Continuing up the organisational ladder, at the heart of the issue is the major project culture that has grown since the mid-1990s of multi-layered organisations delegating and outsourcing technical and commercial risks that only the client can manage.

The previous professional understanding that 50% probability meant that half the work should come in under budget and half over, and over time balance out, was replaced by the mantra of zero acceptable risk of overrun of individual work items - leading to compounded layers of contingency.

Whenever there was a project failure in the ensuing years, the answer was that there needed to be yet more contingency (of both money and time), additional layers of procedure and assurance… and more project managers to oversee these.

Repeatedly adding complexity and cost, hiring ever more project managers and outsourcing the vital decisions on actual design and construction work, sounds a lot like the very definition of insanity.

You might think railway professionals would hold firm and push back, but it seemed that too many - especially in senior positions - were more than happy to accept the extra budget authority (and with it the personal pay rises) and lower risk that came from this approach.

The practice of planning and estimating projects on a worst eventuality basis rewards project managers for avoiding (rather than managing) all commercial and programme risk. This culture then knocks on to planners seeing that the route to risking any overrun is to schedule to take rather longer than needed.

One of the first things a former Network Rail Investment Programme Director once asked, when being shown a raft of major works in Germany, was: how much contingency did they allow in possessions for plant or equipment failures?

The answer, which had some bravura but was based on evidence, was that they declined to employ suppliers who failed. And, no, this wasn’t achieved by having duplicated equipment on standby (except in exceptional situations), but by properly maintaining it in the first place.

As ever, what is measured is what gets attention. The extraordinary performance indicators of money spent per possession was probably intended to drive efficiency. The flaw was that the measure was money - burning cash won prizes, bonuses, promotion.

Which brings the argument full circle: the first thing a client needs is to understand the  ‘should be’  efficient cost (not the going rate). We need to reward project managers on delivering the agreed specification at below benchmark cost and time, rather than being lauded for how much money they’ve burned through.

Finally, a plea for everyone to acknowledge the value of meeting the quality specification. It is accepted everywhere else in the developed world that subsequent performance and whole life cost is governed fundamentally by initial quality.

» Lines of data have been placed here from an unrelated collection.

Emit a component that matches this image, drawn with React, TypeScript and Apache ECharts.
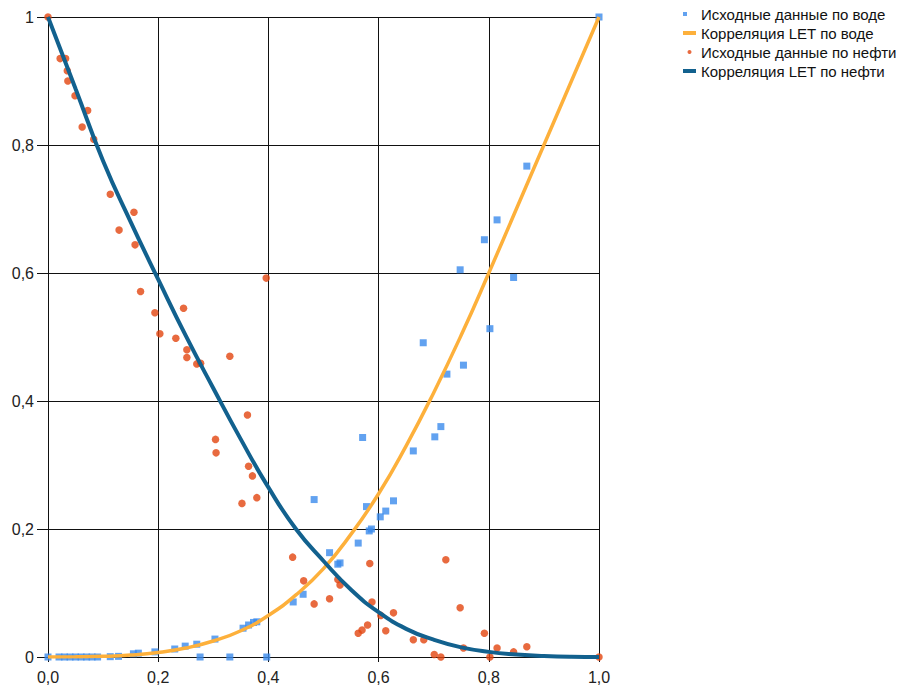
import React, { useEffect, useRef } from "react";
import * as echarts from "echarts";

// Raw water data (Sw, Krw)
const waterSw = [0.0, 0.02, 0.03, 0.04, 0.05, 0.06, 0.07, 0.08, 0.09, 0.113, 0.128, 0.155, 0.164, 0.194, 0.23, 0.249, 0.27, 0.276, 0.303, 0.33, 0.354, 0.364, 0.373, 0.379, 0.397, 0.445, 0.463, 0.483, 0.511, 0.526, 0.53, 0.563, 0.571, 0.578, 0.583, 0.587, 0.603, 0.613, 0.627, 0.663, 0.681, 0.702, 0.713, 0.724, 0.748, 0.754, 0.792, 0.802, 0.815, 0.845, 0.869, 1.0];
const waterKr = [0.0, 0.0, 0.0, 0.0, 0.0, 0.0, 0.0, 0.0, 0.0, 0.0005, 0.001, 0.005, 0.006, 0.008, 0.0125, 0.017, 0.02, 0.0, 0.028, 0.0, 0.045, 0.05, 0.054, 0.055, 0.0, 0.086, 0.098, 0.246, 0.163, 0.145, 0.147, 0.178, 0.343, 0.235, 0.197, 0.2, 0.219, 0.228, 0.244, 0.322, 0.491, 0.344, 0.36, 0.442, 0.605, 0.456, 0.652, 0.513, 0.683, 0.593, 0.767, 1.0];

// Raw oil data (Sw, Kro)
const oilSw = [0.0, 0.022, 0.032, 0.035, 0.036, 0.049, 0.062, 0.072, 0.083, 0.113, 0.129, 0.156, 0.158, 0.168, 0.194, 0.203, 0.232, 0.246, 0.252, 0.252, 0.27, 0.277, 0.304, 0.305, 0.33, 0.352, 0.362, 0.364, 0.371, 0.379, 0.396, 0.444, 0.464, 0.483, 0.511, 0.526, 0.53, 0.563, 0.57, 0.58, 0.584, 0.588, 0.604, 0.613, 0.627, 0.663, 0.682, 0.701, 0.713, 0.722, 0.748, 0.754, 0.792, 0.802, 0.815, 0.845, 0.869, 1.0];
const oilKr = [1.0, 0.935, 0.935, 0.916, 0.9, 0.877, 0.828, 0.854, 0.809, 0.723, 0.667, 0.695, 0.644, 0.571, 0.538, 0.505, 0.498, 0.545, 0.48, 0.468, 0.458, 0.459, 0.34, 0.319, 0.47, 0.24, 0.378, 0.298, 0.283, 0.249, 0.592, 0.156, 0.119, 0.083, 0.091, 0.121, 0.1125, 0.037, 0.042, 0.05, 0.146, 0.086, 0.065, 0.041, 0.069, 0.027, 0.027, 0.004, 0.0, 0.152, 0.077, 0.014, 0.037, 0.0, 0.014, 0.008, 0.016, 0.0];

// LET correlation curves
const curveSw = [0, 0.05, 0.1, 0.15, 0.2, 0.25, 0.3, 0.35, 0.4, 0.45, 0.5, 0.55, 0.6, 0.65, 0.7, 0.75, 0.8, 0.85, 0.9, 0.95, 1.0];
const curveKrw = [0, 0.0002, 0.001, 0.003, 0.007, 0.014, 0.025, 0.041, 0.065, 0.097, 0.138, 0.192, 0.255, 0.33, 0.413, 0.503, 0.6, 0.7, 0.8, 0.9, 1.0];
const curveKro = [1, 0.888, 0.775, 0.68, 0.59, 0.502, 0.42, 0.34, 0.265, 0.2, 0.15, 0.105, 0.07, 0.044, 0.027, 0.015, 0.008, 0.004, 0.0015, 0.0003, 0];

const names = [
  "Исходные данные по воде",
  "Корреляция LET по воде",
  "Исходные данные по нефти",
  "Корреляция LET по нефти",
];

const zip = (a: number[], b: number[]) => a.map((v, i) => [v, b[i]]);

export default function App() {
  const ref = useRef<HTMLDivElement>(null);
  useEffect(() => {
    if (!ref.current) return;
    const chart = echarts.init(ref.current, undefined, { renderer: "svg" });
    const labelFont = { fontFamily: "Liberation Sans, Arial, sans-serif", fontSize: 16, color: "#222" };
    chart.setOption({
      animation: false,
      backgroundColor: "#fff",
      grid: { left: 48, right: 300, top: 17, bottom: 38, containLabel: false },
      legend: {
        orient: "vertical",
        left: 683,
        top: 6,
        padding: 0,
        itemWidth: 13,
        itemHeight: 4,
        itemGap: 3,
        textStyle: { fontFamily: "Liberation Sans, Arial, sans-serif", fontSize: 15, color: "#111", lineHeight: 16 },
        data: [
          { name: names[0], icon: "square" },
          { name: names[1], icon: "rect" },
          { name: names[2], icon: "circle" },
          { name: names[3], icon: "rect" },
        ],
      },
      xAxis: {
        type: "value",
        min: 0,
        max: 1,
        interval: 0.2,
        axisLine: { show: true, onZero: false, lineStyle: { color: "#111", width: 1 } },
        axisTick: { show: true, length: 5, lineStyle: { color: "#111" } },
        splitLine: { show: true, lineStyle: { color: "#111", width: 1 } },
        axisLabel: {
          ...labelFont,
          margin: 12,
          formatter: (v: number) => v.toFixed(1).replace(".", ","),
        },
      },
      yAxis: {
        type: "value",
        min: 0,
        max: 1,
        interval: 0.2,
        axisLine: { show: true, onZero: false, lineStyle: { color: "#111", width: 1 } },
        axisTick: { show: true, length: 11, lineStyle: { color: "#111" } },
        splitLine: { show: true, lineStyle: { color: "#111", width: 1 } },
        axisLabel: {
          ...labelFont,
          margin: 14,
          formatter: (v: number) => (Math.round(v * 10) / 10).toString().replace(".", ","),
        },
      },
      series: [
        {
          name: names[0],
          type: "scatter",
          symbol: "rect",
          symbolSize: 7,
          itemStyle: { color: "#3b8bec" },
          data: zip(waterSw, waterKr),
          z: 2,
        },
        {
          name: names[1],
          type: "line",
          smooth: true,
          showSymbol: false,
          symbol: "none",
          lineStyle: { color: "#fdb03b", width: 3.5 },
          itemStyle: { color: "#fdb03b" },
          data: zip(curveSw, curveKrw),
          z: 3,
        },
        {
          name: names[2],
          type: "scatter",
          symbol: "circle",
          symbolSize: 7.5,
          itemStyle: { color: "#e2450f" },
          data: zip(oilSw, oilKr),
          z: 4,
        },
        {
          name: names[3],
          type: "line",
          smooth: true,
          showSymbol: false,
          symbol: "none",
          lineStyle: { color: "#12618e", width: 4 },
          itemStyle: { color: "#12618e" },
          data: zip(curveSw, curveKro),
          z: 5,
        },
      ],
    });
    return () => chart.dispose();
  }, []);
  return <div ref={ref} style={{ width: 899, height: 695, position: "absolute", left: 0, top: 0 }} />;
}
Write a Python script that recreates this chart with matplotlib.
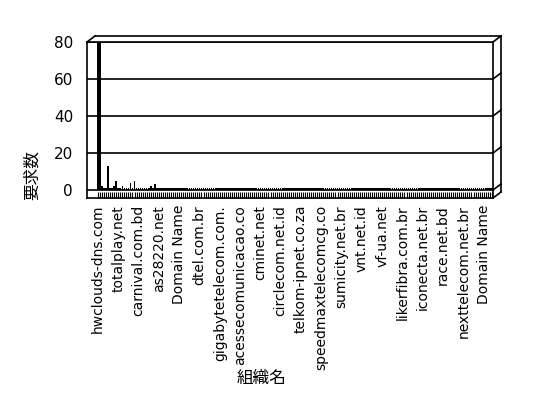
import matplotlib
matplotlib.use("Agg")
import numpy as np
from matplotlib import pyplot as plt
from matplotlib import transforms
from matplotlib.lines import Line2D

plt.rcParams['font.family'] = ['DejaVu Sans', 'Noto Sans CJK JP']

# request count per organisation (first two bars run off the top)
counts = [
    92, 88, 2, 1, 1, 13, 1, 1, 2, 5,
    1, 1, 2, 1, 1, 1, 4, 1, 5, 1,
    1, 1, 1, 1, 1, 1, 2, 1, 3, 1,
    1, 1, 1, 1, 1, 1, 1, 1, 1, 1,
    1, 1, 1, 1, 1, 1, 1, 1, 1, 1,
    1, 1, 1, 1, 1, 1, 1, 1, 1, 1,
    1, 1, 1, 1, 1, 1, 1, 1, 1, 1,
    1, 1, 1, 1, 1, 1, 1, 1, 1, 1,
    1, 1, 1, 1, 1, 1, 1, 1, 1, 1,
    1, 1, 1, 1, 1, 1, 1, 1, 1, 1,
    1, 1, 1, 1, 1, 1, 1, 1, 1, 1,
    1, 1, 1, 1, 1, 1, 1, 1, 1, 1,
    1, 1, 1, 1, 1, 1, 1, 1, 1, 1,
    1, 1, 1, 1, 1, 1, 1, 1, 1, 1,
    1, 1, 1, 1, 1, 1, 1, 1, 1, 1,
    1, 1, 1, 1, 1, 1, 1, 1, 1, 1,
    1, 1, 1, 1, 1, 1, 1, 1, 1, 1,
    1, 1, 1, 1, 1, 1, 1, 1, 1, 1,
    1, 1, 1, 1, 1, 1, 1, 1, 1, 1,
    1, 1, 1, 1, 1,
]

# only every 10th organisation name is printed on the axis
shown_labels = [
    'hwclouds-dns.com', 'totalplay.net', 'carnival.com.bd', 'as28220.net',
    'Domain Name', 'dtel.com.br', 'gigabytetelecom.com.', 'acessecomunicacao.co',
    'cminet.net', 'circlecom.net.id', 'telkom-ipnet.co.za', 'speedmaxtelecomcg.co',
    'sumicity.net.br', 'vnt.net.id', 'vf-ua.net', 'likerfibra.com.br',
    'iconecta.net.br', 'race.net.bd', 'nexttelecom.net.br', 'Domain Name',
]
label_step = 10

y_ticks = [0, 20, 40, 60, 80]

W, H = 548, 398
fig = plt.figure(figsize=(W / 100, H / 100), dpi=100)
ax = fig.add_axes([87 / W, 1 - 198 / H, (493 - 87) / W, (198 - 42) / H])

x = np.arange(len(counts))
ax.bar(x, counts, width=0.8, color='black', linewidth=0, antialiased=False, zorder=3)

ax.set_xlim(-5.4, len(counts) - 0.4)
ax.set_ylim(-4.32, 80)

ax.set_yticks(y_ticks)
ax.set_yticklabels([str(v) for v in y_ticks], fontsize=11)
ax.tick_params(axis='y', length=0, pad=10)
for v in y_ticks:
    ax.axhline(v, color='black', lw=1.2, zorder=1)

ax.set_xticks(x[::label_step])
ax.set_xticklabels(shown_labels, rotation=90, fontsize=10)
ax.set_xticks(x, minor=True)
ax.tick_params(axis='x', which='both', direction='in', length=4.5, width=0.8,
               color='black', pad=5)

for s in ax.spines.values():
    s.set_color('black')
    s.set_linewidth(1.2)

# pseudo-3d back wall and right side
off = transforms.ScaledTranslation(0.08, 0.06, fig.dpi_scale_trans)
ax_t = ax.transAxes
ax_off = ax.transAxes + off
blend = transforms.blended_transform_factory(ax.transAxes, ax.transData)
blend_off = blend + off


def seg(p0, t0, p1, t1):
    a = t0.transform(p0)
    b = t1.transform(p1)
    fig.add_artist(Line2D([a[0], b[0]], [a[1], b[1]], transform=None,
                          color='black', lw=1.2, clip_on=False))


seg((0, 1), ax_t, (0, 1), ax_off)
seg((0, 1), ax_off, (1, 1), ax_off)
seg((1, 1), ax_off, (1, 0), ax_off)
seg((1, 0), ax_t, (1, 0), ax_off)
for v in y_ticks:
    seg((1, v), blend, (1, v), blend_off)

fig.text(32 / W, 1 - 175 / H, '要求数', rotation=90, ha='center', va='center',
         fontsize=12, family=['Noto Sans CJK JP', 'DejaVu Sans'])
fig.text(262 / W, 1 - 378 / H, '組織名', ha='center', va='center',
         fontsize=12, family=['Noto Sans CJK JP', 'DejaVu Sans'])

fig.savefig('out.png', dpi=100)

Go and examine the sections of track in the West Coast Upgrade that were installed fully to specification by a client team that withstood the pressure to reduce quality from highly paid programme management ‘partners’ who only wanted to measure “pounds in the ground”.

Fifteen years on, today’s asset managers are still enjoying the low maintenance consequence (and passengers, if they did but know it, the superior ride comfort) of that team’s endeavours.

Build quality really shouldn’t cost more. But poor quality costs the client for ever.